Fewer authors raise the question of quality, and they do so in a controversial way. Erwin (2006) observes, “quality (of grey literature) continues to be suspect even among researchers” and is not surprised that “because of the range of quality in grey literature (…) grey literature continues to be absent from most formal academic collection development policies”. In contrast, Wessels (1997) argues that “much grey literature is published by prestigious organizations whose names are a guarantee for quality” and puts forward its uniqueness[4].

In the margins of GL definitions, we find some interesting observations that may be helpful for future research:

Intellectual property: Following de Blaiij (1999), grey literature may improve “the sharing of information in the public domain” because its legal status is different from commercial publishing.

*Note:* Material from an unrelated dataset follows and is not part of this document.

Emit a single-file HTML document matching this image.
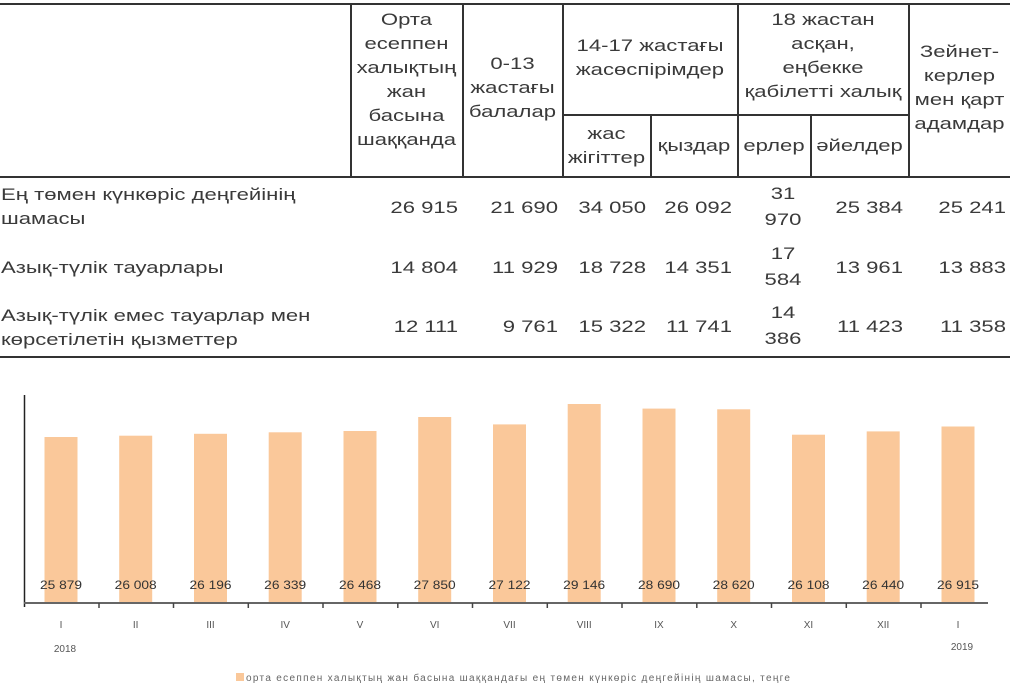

Cornish (1999) asks for “some easily recognised system internationally (…) to make it clear to users (…) what the owner of copyright in grey literature is willing to permit without seeking permission”. Pavlov (2003) describes “(how) to introduce the scientific results documented in grey literature into the legal space of intellectual property and to monitor the processes of their commercialization and rights transfer”.

Current Research Information Systems: Jeffery & Asserson (2006) suggest a definition of grey literature as intelligent and hyperactive “grey objects” in a CRIS environment – “they get a life” through metadata and associated document management software.

Open source: Crowe & Davidson (2008) place grey literature into the intersection “of open source and intelligence” and describe the way how information that is openly available and is lawfully obtained may become classified and become a source of intelligence.

3.1.2. Functions of grey literature

Authors like Nahotko (2007) provide a rich and detailed description of different kinds of grey literature. But why does grey literature exist?

Only a small number of studies deal with the question of which sort of needs GL does or should satisfy. We indexed the corpus following Oldenburg’s historical description of a scientific journal’s main functions. The result is not really surprising (Figure 4).